Thursday, 18 December 2014
Alejandra Borunda, Columbia University of New York, Palisades, NY, United States, Gisela Winckler, Lamont -Doherty Earth Observatory, Palisades, NY, United States, Steven L Goldstein, Columbia University, Sparkill, NY, United States, Michael R Kaplan, Lamont-DohertyEarthObservatory, Palisades, NY, United States, Joseph R McConnell, Desert Res Inst, Reno, NV, United States and Nelia W Dunbar, New Mexico Institute of Mining and Technology, Socorro, NM, United States
Mineral dust transported through the atmosphere affects the radiative balance of the planet, and can also affect climate on glacial-interglacial timescales by stimulating carbon export from the surface ocean. Tracking changes in dust fluxes and sources in paleoarchives, such as polar ice cores, allows us to reconstruct past atmospheric circulation patterns, dust transport pathways, and atmospheric aerosol loadings. The geographic source of mineral dust particles can be identified using geochemical tools, such as trace element chemistry and radiogenic isotope signatures. We extracted mineral particles and analyzed the Sr, Nd, and Pb isotopic signatures from eight particle-rich “Megadust” layers in the WAIS Divide ice core in order to determine their sources. We also analyzed tephras from three local West Antarctic volcanoes: Mts. Takahe, Mt. Waesche, and Mt. Berlin.

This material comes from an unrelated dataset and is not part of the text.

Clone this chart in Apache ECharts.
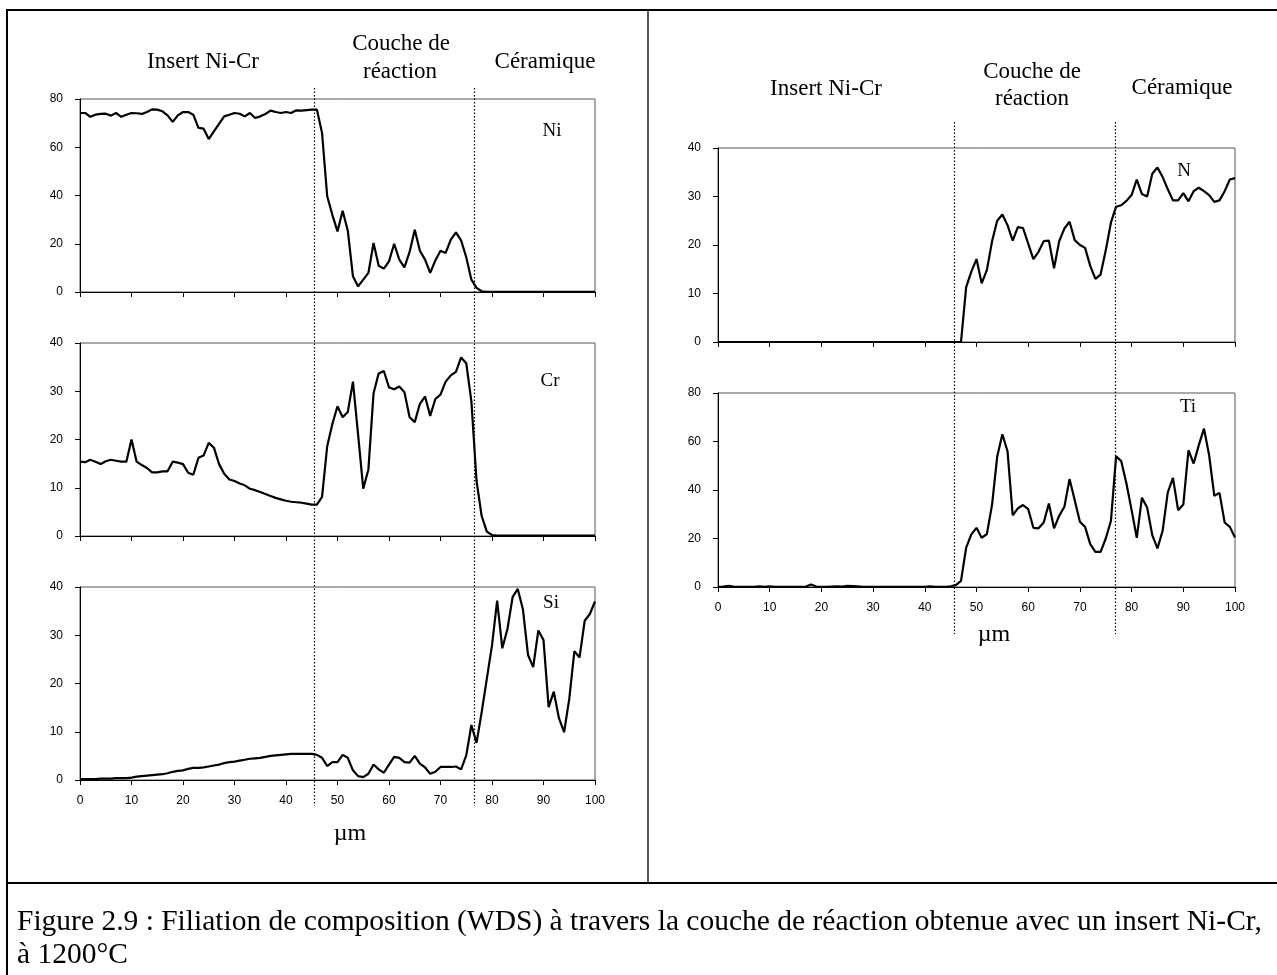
<!DOCTYPE html>
<html>
<head>
<meta charset="utf-8">
<script src="https://cdn.jsdelivr.net/npm/echarts@6/dist/echarts.min.js"></script>
<style>
html,body{margin:0;padding:0;background:#fff;}
#c{width:1277px;height:975px;}
</style>
</head>
<body>
<div id="c"></div>
<script>
// ---- data (µm positions and at.% values) ----
const POSITIONS = [0,1,2,3,4,5,6,7,8,9,10,11,12,13,14,15,16,17,18,19,20,21,22,23,24,25,26,27,28,29,30,31,32,33,34,35,36,37,38,39,40,41,42,43,44,45,46,47,48,49,50,51,52,53,54,55,56,57,58,59,60,61,62,63,64,65,66,67,68,69,70,71,72,73,74,75,76,77,78,79,80,81,82,83,84,85,86,87,88,89,90,91,92,93,94,95,96,97,98,99,100];

const NI = [74.2,74.2,72.6,73.5,73.8,73.9,73.1,74.2,72.6,73.5,74.2,74.1,73.8,74.6,75.7,75.6,74.9,73.2,70.5,73.2,74.6,74.6,73.5,68.0,67.7,63.4,66.6,69.7,72.8,73.5,74.2,73.9,72.8,74.2,72.1,72.8,73.8,75.2,74.6,74.2,74.6,74.2,75.3,75.2,75.4,75.6,75.6,65.9,39.7,32.0,25.1,33.7,25.4,6.5,2.3,5.1,7.9,20.3,10.9,9.7,12.7,20.0,13.4,10.2,16.6,25.8,17.1,13.4,7.9,13.1,17.1,16.2,21.7,24.7,21.4,14.4,5.1,1.7,0.3,0.1,0.1,0.1,0.1,0.1,0.1,0.1,0.1,0.1,0.1,0.1,0.1,0.1,0.1,0.1,0.1,0.1,0.1,0.1,0.1,0.1,0.1];

const CR = [15.4,15.3,15.8,15.4,14.9,15.5,15.8,15.6,15.4,15.4,20.0,15.4,14.7,14.1,13.2,13.2,13.4,13.4,15.4,15.2,14.9,13.1,12.7,16.2,16.7,19.3,18.3,14.9,12.9,11.7,11.4,10.9,10.5,9.8,9.5,9.1,8.7,8.3,7.9,7.6,7.3,7.1,7.0,6.9,6.7,6.5,6.5,8.1,18.6,23.2,26.9,24.6,25.7,32.0,21.0,9.8,13.8,29.6,33.7,34.2,30.8,30.4,31.0,29.8,24.6,23.6,27.4,28.9,24.9,28.4,29.3,32.0,33.3,34.0,37.0,35.8,27.9,11.4,4.1,0.9,0.2,0.1,0.1,0.1,0.1,0.1,0.1,0.1,0.1,0.1,0.1,0.1,0.1,0.1,0.1,0.1,0.1,0.1,0.1,0.1,0.1];

const SI = [0.2,0.2,0.2,0.2,0.3,0.3,0.3,0.4,0.4,0.4,0.5,0.7,0.8,0.9,1.0,1.1,1.2,1.4,1.7,1.9,2.0,2.3,2.5,2.5,2.6,2.8,3.0,3.2,3.5,3.7,3.8,4.0,4.2,4.4,4.5,4.6,4.8,5.0,5.1,5.2,5.3,5.4,5.4,5.4,5.4,5.4,5.2,4.6,2.9,3.7,3.7,5.2,4.6,2.0,0.8,0.6,1.3,3.2,2.2,1.5,3.2,4.8,4.6,3.7,3.6,5.0,3.4,2.6,1.3,1.7,2.7,2.7,2.7,2.8,2.2,5.1,11.4,7.7,14.1,21.0,27.9,37.2,27.3,31.3,37.9,39.6,35.4,25.9,23.4,31.0,29.0,15.1,18.3,12.8,9.9,16.8,26.7,25.4,33.0,34.4,37.0];

const N = [0,0,0,0,0,0,0,0,0,0,0,0,0,0,0,0,0,0,0,0,0,0,0,0,0,0,0,0,0,0,0,0,0,0,0,0,0,0,0,0,0,0,0,0,0,0,0,0,11.3,14.5,17.1,12.1,14.8,20.7,25.0,26.3,24.1,20.9,23.7,23.5,20.3,17.1,18.6,20.8,20.9,15.2,20.8,23.4,24.8,21.0,20.0,19.4,15.7,13.0,13.9,18.9,24.6,27.9,28.2,29.1,30.3,33.5,30.5,30.0,34.7,36.0,34.0,31.5,29.2,29.2,30.7,29.0,31.1,31.8,31.1,30.3,28.9,29.2,31.1,33.5,33.8];

const TI = [0.1,0.2,0.5,0.2,0.1,0.1,0.1,0.1,0.3,0.1,0.3,0.1,0.1,0.1,0.1,0.1,0.1,0.2,1.0,0.2,0.1,0.1,0.2,0.3,0.2,0.5,0.4,0.3,0.1,0.1,0.1,0.1,0.1,0.1,0.1,0.1,0.1,0.1,0.1,0.1,0.1,0.3,0.1,0.1,0.1,0.3,0.8,2.5,16.2,21.7,24.4,20.3,21.8,33.8,53.7,63.0,56.0,29.6,32.4,33.8,32.1,24.4,24.2,26.6,34.4,24.2,29.4,33.1,44.5,35.8,26.9,24.8,17.7,14.5,14.5,20.0,27.2,53.9,51.9,42.7,31.7,20.3,36.8,32.8,21.4,15.9,23.2,39.0,45.0,31.7,34.0,56.4,50.9,58.5,65.3,54.3,37.6,38.8,26.6,24.8,20.4];

const Y_MAX = [80, 40, 40, 40, 80];
const Y_STEP = [20, 10, 10, 10, 20];
const ELEMENTS = ['Ni', 'Cr', 'Si', 'N', 'Ti'];
const BOUNDARIES_LEFT = [45.5, 76.5];
const BOUNDARIES_RIGHT = [45.7, 76.7];
const ZONES = ['Insert Ni-Cr', 'Couche de', 'réaction', 'Céramique'];
const X_UNIT = 'µm';
const CAPTION_1 = 'Figure 2.9 : Filiation de composition (WDS) à travers la couche de réaction obtenue avec un insert Ni-Cr,';
const CAPTION_2 = 'à 1200°C';

// ---- layout ----
const SERIES = [NI, CR, SI, N, TI];
const GRIDS = [
  {left: 80, top: 99, width: 515, height: 193},
  {left: 80, top: 343, width: 515, height: 193},
  {left: 80, top: 587, width: 515, height: 193},
  {left: 718, top: 148, width: 517, height: 194},
  {left: 718, top: 393, width: 517, height: 194}
];
const SHOW_X_LABELS = [false, false, true, false, true];
const SANS = '"Liberation Sans", Arial, sans-serif';
const SERIF = '"Liberation Serif", "Times New Roman", serif';

const chart = echarts.init(document.getElementById('c'), null, {renderer: 'canvas'});

const grid = GRIDS.map(g => Object.assign({show: true, borderColor: '#555', borderWidth: 1, backgroundColor: 'transparent'}, g));
const xAxis = GRIDS.map((g, i) => ({
  type: 'value', gridIndex: i, min: 0, max: 100, interval: 10,
  axisLine: {show: true, onZero: false, lineStyle: {color: '#000', width: 1}},
  axisTick: {show: true, inside: false, length: 5, lineStyle: {color: '#000'}},
  axisLabel: {show: SHOW_X_LABELS[i], margin: 15, color: '#000', fontFamily: SANS, fontSize: 12},
  splitLine: {show: false}
}));
const yAxis = GRIDS.map((g, i) => ({
  type: 'value', gridIndex: i, min: 0, max: Y_MAX[i], interval: Y_STEP[i],
  axisLine: {show: true, lineStyle: {color: '#000', width: 1}},
  axisTick: {show: true, inside: false, length: 5, lineStyle: {color: '#000'}},
  axisLabel: {show: true, margin: 17, color: '#000', fontFamily: SANS, fontSize: 12},
  splitLine: {show: false}
}));
const series = SERIES.map((vals, i) => ({
  type: 'line', name: ELEMENTS[i], xAxisIndex: i, yAxisIndex: i,
  data: POSITIONS.map((x, k) => [x, vals[k]]),
  showSymbol: false, symbol: 'none', smooth: false, silent: true,
  lineStyle: {color: '#000', width: 2.2}, z: 3
}));

chart.setOption({
  animation: false,
  backgroundColor: '#fff',
  grid, xAxis, yAxis, series
});

// ---- annotations positioned through the axes ----
function px(idx, x, y) { return chart.convertToPixel({gridIndex: idx}, [x, y]); }
const g = [];
function text(t, x, y, size, align) {
  g.push({type: 'text', x: x, y: y, silent: true, z: 10,
    style: {text: t, font: size + 'px ' + SERIF, fill: '#000',
      align: align || 'center', verticalAlign: 'middle',
      textAlign: align || 'center', textVerticalAlign: 'middle'}});
}
function line(x1, y1, x2, y2, w, dash) {
  g.push({type: 'line', silent: true, z: 10,
    shape: {x1, y1, x2, y2},
    style: {stroke: '#000', lineWidth: w, lineDash: dash || null}});
}
// frame
line(7, 10, 1277, 10, 2);
line(7, 9, 7, 975, 2);
line(648, 10, 648, 883, 1.3);
line(6, 883, 1277, 883, 2);

// dotted boundaries
BOUNDARIES_LEFT.forEach(b => {
  const x = Math.round(px(0, b, 0)[0]) + 0.5;
  line(x, 88, x, 806, 1.2, [1.5, 2]);
});
BOUNDARIES_RIGHT.forEach(b => {
  const x = Math.round(px(3, b, 0)[0]) + 0.5;
  line(x, 122, x, 634, 1.2, [1.5, 2]);
});

// zone headings
text(ZONES[0], 203, 62, 23);
text(ZONES[1], 401, 44, 23);
text(ZONES[2], 400, 72, 23);
text(ZONES[3], 545, 62, 23);
text(ZONES[0], 826, 89, 23);
text(ZONES[1], 1032, 72, 23);
text(ZONES[2], 1032, 99, 23);
text(ZONES[3], 1182, 88, 23);

// element names
text(ELEMENTS[0], 552, 131, 19);
text(ELEMENTS[1], 550, 381, 19);
text(ELEMENTS[2], 551, 603, 19);
text(ELEMENTS[3], 1184, 171, 19);
text(ELEMENTS[4], 1188, 407, 19);

// axis unit
text(X_UNIT, 350, 834, 24);
text(X_UNIT, 994, 635, 24);

// caption
text(CAPTION_1, 17, 922, 29.5, 'left');
text(CAPTION_2, 17, 955, 29.5, 'left');

chart.setOption({graphic: g});
</script>
</body>
</html>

The “Megadust” events occurred between ~60-27ky and deposited mm-cm thick layers of mineral material in the WAIS Divide ice core. Previous hypotheses about the source of the Megadust particles suggested a distal continental source, but our chemical and isotopic analyses, as well as mineralogy, indicate that West Antarctic volcanoes are the dominant source of particles during these events. This further suggests that the active local volcanoes may have contributed to the West Antarctic dust load in discrete events, and that they may be a background source over longer time scales. In addition, these volcanic events may also be useful as stratigraphic markers in other West Antarctic climate archives.